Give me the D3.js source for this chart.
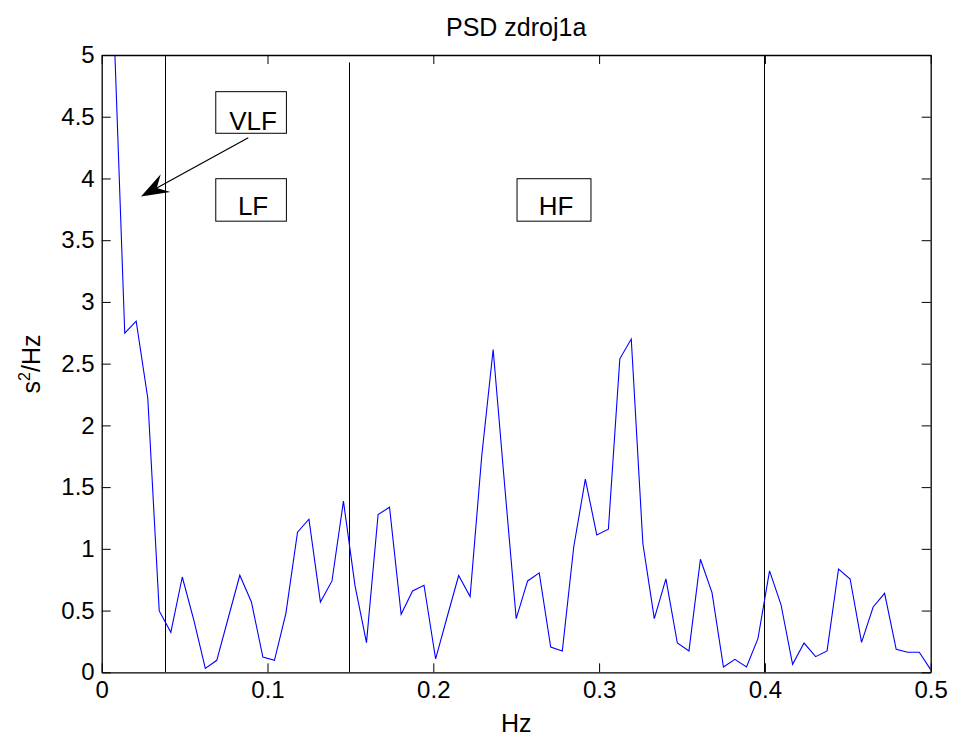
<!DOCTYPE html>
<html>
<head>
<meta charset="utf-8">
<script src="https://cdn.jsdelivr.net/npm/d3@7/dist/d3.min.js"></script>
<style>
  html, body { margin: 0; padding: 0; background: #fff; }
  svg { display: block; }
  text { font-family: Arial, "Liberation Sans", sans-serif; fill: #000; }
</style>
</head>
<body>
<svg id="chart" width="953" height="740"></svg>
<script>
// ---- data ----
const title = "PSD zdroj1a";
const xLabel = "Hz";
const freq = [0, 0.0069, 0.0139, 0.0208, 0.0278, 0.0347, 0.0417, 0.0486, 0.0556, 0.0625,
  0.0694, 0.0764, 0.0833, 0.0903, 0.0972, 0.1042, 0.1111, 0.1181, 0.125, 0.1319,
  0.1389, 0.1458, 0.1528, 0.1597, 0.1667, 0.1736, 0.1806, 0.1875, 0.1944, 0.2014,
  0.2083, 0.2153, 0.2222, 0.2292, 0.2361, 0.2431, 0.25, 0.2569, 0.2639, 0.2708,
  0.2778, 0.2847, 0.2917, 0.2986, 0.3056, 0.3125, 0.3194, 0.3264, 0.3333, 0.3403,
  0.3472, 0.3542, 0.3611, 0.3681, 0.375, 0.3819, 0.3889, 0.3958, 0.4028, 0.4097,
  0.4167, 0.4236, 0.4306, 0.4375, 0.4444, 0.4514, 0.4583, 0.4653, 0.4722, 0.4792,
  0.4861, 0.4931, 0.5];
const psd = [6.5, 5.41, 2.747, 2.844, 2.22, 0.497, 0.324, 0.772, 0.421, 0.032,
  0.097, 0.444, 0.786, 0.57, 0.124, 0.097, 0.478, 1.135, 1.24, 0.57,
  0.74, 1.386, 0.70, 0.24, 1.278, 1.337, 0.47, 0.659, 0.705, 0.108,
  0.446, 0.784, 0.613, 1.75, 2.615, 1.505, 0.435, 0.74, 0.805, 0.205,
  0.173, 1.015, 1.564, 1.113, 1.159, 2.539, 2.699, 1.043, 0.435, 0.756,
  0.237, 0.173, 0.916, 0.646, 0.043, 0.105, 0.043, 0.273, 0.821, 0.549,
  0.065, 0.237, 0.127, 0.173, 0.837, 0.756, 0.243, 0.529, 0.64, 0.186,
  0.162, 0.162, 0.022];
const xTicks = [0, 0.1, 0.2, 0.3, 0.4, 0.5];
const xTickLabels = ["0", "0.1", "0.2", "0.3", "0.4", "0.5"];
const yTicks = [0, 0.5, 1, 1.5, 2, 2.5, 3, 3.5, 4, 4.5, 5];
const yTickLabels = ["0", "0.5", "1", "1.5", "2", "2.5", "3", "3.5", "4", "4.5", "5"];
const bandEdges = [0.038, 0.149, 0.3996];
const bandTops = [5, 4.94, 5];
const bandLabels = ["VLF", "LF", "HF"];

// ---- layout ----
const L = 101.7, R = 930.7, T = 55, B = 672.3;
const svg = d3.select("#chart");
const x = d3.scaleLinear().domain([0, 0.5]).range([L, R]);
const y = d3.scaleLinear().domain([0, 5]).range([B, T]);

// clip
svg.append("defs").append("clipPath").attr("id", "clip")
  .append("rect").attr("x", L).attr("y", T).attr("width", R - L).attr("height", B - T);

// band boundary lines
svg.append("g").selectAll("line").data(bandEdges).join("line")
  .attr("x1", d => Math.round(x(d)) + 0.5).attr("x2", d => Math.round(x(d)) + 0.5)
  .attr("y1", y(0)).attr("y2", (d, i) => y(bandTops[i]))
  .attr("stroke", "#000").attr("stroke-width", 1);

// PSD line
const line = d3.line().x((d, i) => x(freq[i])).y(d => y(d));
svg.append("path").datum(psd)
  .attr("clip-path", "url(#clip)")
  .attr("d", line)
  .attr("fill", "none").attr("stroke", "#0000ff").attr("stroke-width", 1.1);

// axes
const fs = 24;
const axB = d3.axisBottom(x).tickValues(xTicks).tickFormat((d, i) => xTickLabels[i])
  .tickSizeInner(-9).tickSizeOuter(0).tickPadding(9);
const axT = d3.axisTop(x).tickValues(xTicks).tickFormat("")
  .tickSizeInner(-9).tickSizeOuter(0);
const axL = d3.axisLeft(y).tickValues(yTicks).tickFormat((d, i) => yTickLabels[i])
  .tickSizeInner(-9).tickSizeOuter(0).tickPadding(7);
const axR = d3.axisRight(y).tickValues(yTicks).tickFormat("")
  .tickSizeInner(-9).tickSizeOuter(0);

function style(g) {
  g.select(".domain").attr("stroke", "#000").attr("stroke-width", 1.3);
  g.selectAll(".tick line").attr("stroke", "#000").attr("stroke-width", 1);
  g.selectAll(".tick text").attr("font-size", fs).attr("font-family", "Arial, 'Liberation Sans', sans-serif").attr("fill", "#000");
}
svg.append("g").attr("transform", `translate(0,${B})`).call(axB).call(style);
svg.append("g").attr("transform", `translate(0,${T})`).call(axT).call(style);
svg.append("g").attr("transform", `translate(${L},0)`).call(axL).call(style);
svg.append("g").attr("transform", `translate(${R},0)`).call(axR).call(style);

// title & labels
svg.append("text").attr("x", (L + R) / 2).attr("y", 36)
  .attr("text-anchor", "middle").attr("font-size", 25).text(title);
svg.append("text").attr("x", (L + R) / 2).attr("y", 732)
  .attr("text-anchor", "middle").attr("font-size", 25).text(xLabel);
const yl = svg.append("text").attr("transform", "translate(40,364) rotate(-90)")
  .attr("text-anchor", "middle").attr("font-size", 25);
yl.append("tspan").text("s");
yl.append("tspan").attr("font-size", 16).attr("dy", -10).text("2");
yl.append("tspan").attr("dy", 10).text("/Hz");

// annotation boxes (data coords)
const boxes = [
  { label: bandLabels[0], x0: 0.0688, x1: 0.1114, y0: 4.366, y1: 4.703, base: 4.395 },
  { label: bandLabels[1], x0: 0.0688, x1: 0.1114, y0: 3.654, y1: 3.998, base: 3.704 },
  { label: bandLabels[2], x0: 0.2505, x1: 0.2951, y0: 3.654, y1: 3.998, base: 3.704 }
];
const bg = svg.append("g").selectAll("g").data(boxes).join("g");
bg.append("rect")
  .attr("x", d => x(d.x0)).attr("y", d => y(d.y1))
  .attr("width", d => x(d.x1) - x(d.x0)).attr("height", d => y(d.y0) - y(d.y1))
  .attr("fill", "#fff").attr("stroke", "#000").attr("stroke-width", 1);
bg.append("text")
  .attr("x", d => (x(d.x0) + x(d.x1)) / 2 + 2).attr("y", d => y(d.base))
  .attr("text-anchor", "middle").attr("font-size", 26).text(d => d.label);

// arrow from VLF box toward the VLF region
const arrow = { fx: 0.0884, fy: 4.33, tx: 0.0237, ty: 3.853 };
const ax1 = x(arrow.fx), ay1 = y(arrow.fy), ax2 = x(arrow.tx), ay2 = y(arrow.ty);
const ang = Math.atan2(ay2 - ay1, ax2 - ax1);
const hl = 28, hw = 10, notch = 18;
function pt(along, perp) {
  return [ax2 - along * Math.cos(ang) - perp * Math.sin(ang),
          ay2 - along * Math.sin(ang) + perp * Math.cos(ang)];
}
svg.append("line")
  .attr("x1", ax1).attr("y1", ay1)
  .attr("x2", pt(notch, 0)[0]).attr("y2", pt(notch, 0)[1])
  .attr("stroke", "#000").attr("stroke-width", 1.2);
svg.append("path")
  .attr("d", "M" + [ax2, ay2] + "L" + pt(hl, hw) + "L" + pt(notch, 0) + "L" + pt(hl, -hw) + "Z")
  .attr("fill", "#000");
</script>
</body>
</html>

● **Task instructions**
Exactly reproduce the run of lines from the start of the listing through the line with "const y = d3.scaleLinear().domain([0, 5]).range([B, T]);", inclusive; pictures are not copied.

● **Exercise output**
Give me the D3.js source for this chart.
<!DOCTYPE html>
<html>
<head>
<meta charset="utf-8">
<script src="https://cdn.jsdelivr.net/npm/d3@7/dist/d3.min.js"></script>
<style>
  html, body { margin: 0; padding: 0; background: #fff; }
  svg { display: block; }
  text { font-family: Arial, "Liberation Sans", sans-serif; fill: #000; }
</style>
</head>
<body>
<svg id="chart" width="953" height="740"></svg>
<script>
// ---- data ----
const title = "PSD zdroj1a";
const xLabel = "Hz";
const freq = [0, 0.0069, 0.0139, 0.0208, 0.0278, 0.0347, 0.0417, 0.0486, 0.0556, 0.0625,
  0.0694, 0.0764, 0.0833, 0.0903, 0.0972, 0.1042, 0.1111, 0.1181, 0.125, 0.1319,
  0.1389, 0.1458, 0.1528, 0.1597, 0.1667, 0.1736, 0.1806, 0.1875, 0.1944, 0.2014,
  0.2083, 0.2153, 0.2222, 0.2292, 0.2361, 0.2431, 0.25, 0.2569, 0.2639, 0.2708,
  0.2778, 0.2847, 0.2917, 0.2986, 0.3056, 0.3125, 0.3194, 0.3264, 0.3333, 0.3403,
  0.3472, 0.3542, 0.3611, 0.3681, 0.375, 0.3819, 0.3889, 0.3958, 0.4028, 0.4097,
  0.4167, 0.4236, 0.4306, 0.4375, 0.4444, 0.4514, 0.4583, 0.4653, 0.4722, 0.4792,
  0.4861, 0.4931, 0.5];
const psd = [6.5, 5.41, 2.747, 2.844, 2.22, 0.497, 0.324, 0.772, 0.421, 0.032,
  0.097, 0.444, 0.786, 0.57, 0.124, 0.097, 0.478, 1.135, 1.24, 0.57,
  0.74, 1.386, 0.70, 0.24, 1.278, 1.337, 0.47, 0.659, 0.705, 0.108,
  0.446, 0.784, 0.613, 1.75, 2.615, 1.505, 0.435, 0.74, 0.805, 0.205,
  0.173, 1.015, 1.564, 1.113, 1.159, 2.539, 2.699, 1.043, 0.435, 0.756,
  0.237, 0.173, 0.916, 0.646, 0.043, 0.105, 0.043, 0.273, 0.821, 0.549,
  0.065, 0.237, 0.127, 0.173, 0.837, 0.756, 0.243, 0.529, 0.64, 0.186,
  0.162, 0.162, 0.022];
const xTicks = [0, 0.1, 0.2, 0.3, 0.4, 0.5];
const xTickLabels = ["0", "0.1", "0.2", "0.3", "0.4", "0.5"];
const yTicks = [0, 0.5, 1, 1.5, 2, 2.5, 3, 3.5, 4, 4.5, 5];
const yTickLabels = ["0", "0.5", "1", "1.5", "2", "2.5", "3", "3.5", "4", "4.5", "5"];
const bandEdges = [0.038, 0.149, 0.3996];
const bandTops = [5, 4.94, 5];
const bandLabels = ["VLF", "LF", "HF"];

// ---- layout ----
const L = 101.7, R = 930.7, T = 55, B = 672.3;
const svg = d3.select("#chart");
const x = d3.scaleLinear().domain([0, 0.5]).range([L, R]);
const y = d3.scaleLinear().domain([0, 5]).range([B, T]);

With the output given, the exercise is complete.